» **INSTRUCTIONS FOR THE TASK**: From the entries below, extract every line that includes the word "this".
:: DATASET EXCERPTS ::
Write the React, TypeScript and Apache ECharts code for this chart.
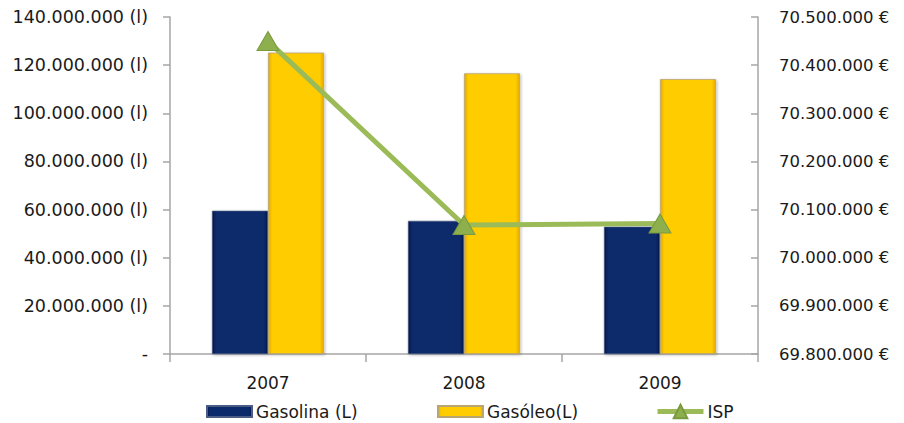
:::
:: DATASET EXCERPTS ::
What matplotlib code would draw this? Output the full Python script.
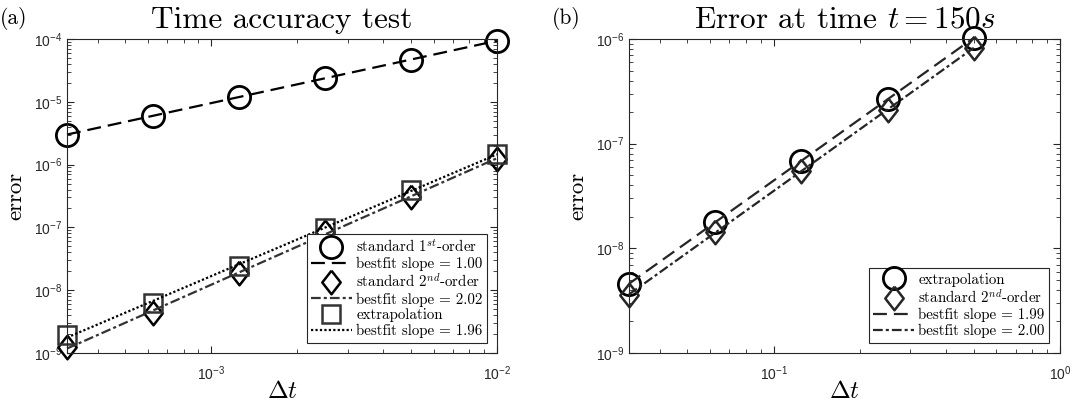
:::
:: DATASET EXCERPTS ::
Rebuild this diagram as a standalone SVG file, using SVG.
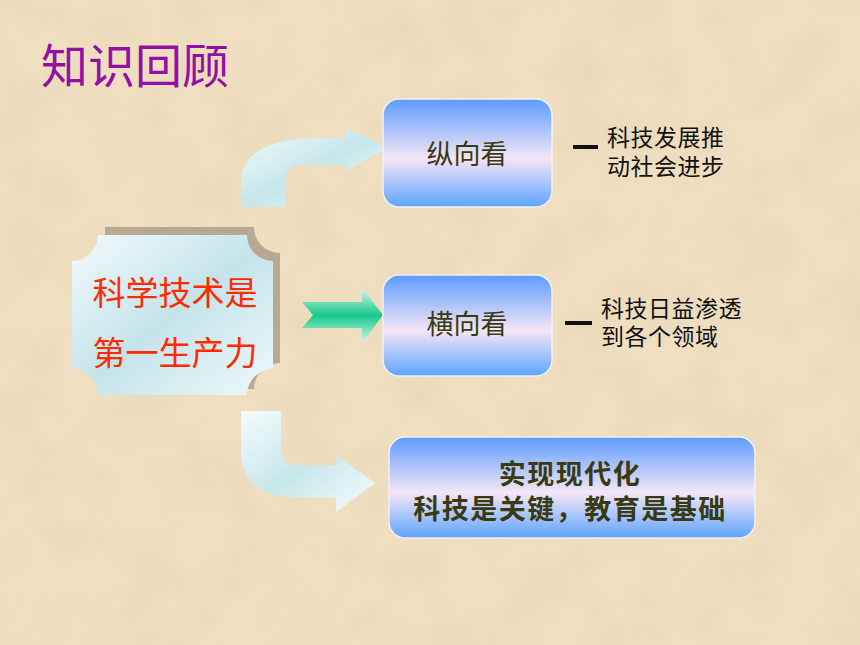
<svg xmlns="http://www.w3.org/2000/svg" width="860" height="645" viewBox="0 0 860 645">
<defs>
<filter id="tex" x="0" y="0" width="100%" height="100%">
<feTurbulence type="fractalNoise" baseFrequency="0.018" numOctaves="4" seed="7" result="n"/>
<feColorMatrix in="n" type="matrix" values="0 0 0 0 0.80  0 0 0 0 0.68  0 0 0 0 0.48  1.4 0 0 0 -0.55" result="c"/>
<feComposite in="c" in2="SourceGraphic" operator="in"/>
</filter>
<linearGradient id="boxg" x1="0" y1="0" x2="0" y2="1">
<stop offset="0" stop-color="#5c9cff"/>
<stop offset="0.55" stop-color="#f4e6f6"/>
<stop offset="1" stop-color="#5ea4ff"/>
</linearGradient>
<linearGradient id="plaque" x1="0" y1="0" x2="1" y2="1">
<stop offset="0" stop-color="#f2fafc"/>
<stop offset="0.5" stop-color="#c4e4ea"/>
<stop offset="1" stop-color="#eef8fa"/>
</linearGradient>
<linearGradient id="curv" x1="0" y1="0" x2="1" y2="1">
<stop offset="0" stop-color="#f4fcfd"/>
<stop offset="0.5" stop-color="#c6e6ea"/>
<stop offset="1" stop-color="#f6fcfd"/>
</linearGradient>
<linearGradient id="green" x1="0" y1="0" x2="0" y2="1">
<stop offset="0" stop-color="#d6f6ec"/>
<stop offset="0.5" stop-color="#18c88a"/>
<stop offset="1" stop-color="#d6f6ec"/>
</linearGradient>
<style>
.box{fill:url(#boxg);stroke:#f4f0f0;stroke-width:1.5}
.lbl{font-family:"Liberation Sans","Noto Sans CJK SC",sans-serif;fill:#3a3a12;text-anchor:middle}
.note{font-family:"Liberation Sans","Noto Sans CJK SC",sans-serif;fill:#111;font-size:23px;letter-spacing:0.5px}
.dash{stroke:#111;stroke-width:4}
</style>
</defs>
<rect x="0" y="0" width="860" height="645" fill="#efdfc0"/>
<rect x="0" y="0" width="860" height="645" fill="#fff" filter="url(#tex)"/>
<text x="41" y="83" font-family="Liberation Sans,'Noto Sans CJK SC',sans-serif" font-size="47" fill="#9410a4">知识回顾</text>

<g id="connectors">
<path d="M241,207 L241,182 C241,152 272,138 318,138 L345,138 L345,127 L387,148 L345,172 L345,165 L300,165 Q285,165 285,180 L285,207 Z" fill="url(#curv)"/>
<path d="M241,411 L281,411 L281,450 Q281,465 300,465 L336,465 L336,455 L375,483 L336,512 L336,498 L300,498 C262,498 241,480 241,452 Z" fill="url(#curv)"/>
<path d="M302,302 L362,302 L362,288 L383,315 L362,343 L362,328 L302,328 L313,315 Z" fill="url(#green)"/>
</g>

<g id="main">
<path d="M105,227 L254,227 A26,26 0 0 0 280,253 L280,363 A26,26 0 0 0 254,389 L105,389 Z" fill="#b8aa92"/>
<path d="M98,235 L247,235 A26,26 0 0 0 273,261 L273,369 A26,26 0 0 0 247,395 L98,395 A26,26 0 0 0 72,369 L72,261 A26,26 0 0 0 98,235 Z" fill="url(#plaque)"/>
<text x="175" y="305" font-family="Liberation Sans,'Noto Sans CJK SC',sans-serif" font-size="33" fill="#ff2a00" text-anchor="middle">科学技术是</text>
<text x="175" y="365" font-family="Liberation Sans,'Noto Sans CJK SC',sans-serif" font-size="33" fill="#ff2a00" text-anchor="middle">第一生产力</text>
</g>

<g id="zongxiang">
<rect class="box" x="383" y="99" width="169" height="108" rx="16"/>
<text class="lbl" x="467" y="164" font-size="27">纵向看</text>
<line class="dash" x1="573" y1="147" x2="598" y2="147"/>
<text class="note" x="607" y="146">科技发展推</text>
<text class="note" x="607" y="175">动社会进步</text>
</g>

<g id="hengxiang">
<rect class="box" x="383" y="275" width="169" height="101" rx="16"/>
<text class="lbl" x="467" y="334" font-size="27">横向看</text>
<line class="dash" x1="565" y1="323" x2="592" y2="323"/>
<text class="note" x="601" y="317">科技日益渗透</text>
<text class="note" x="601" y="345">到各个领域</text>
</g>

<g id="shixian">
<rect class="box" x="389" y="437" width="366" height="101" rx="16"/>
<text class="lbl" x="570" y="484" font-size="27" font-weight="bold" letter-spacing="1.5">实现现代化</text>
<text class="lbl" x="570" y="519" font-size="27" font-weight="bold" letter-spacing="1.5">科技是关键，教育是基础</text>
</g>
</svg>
:::
» **SOLVED PROBLEM**:
Write the React, TypeScript and Apache ECharts code for this chart.
What matplotlib code would draw this? Output the full Python script.
Rebuild this diagram as a standalone SVG file, using SVG.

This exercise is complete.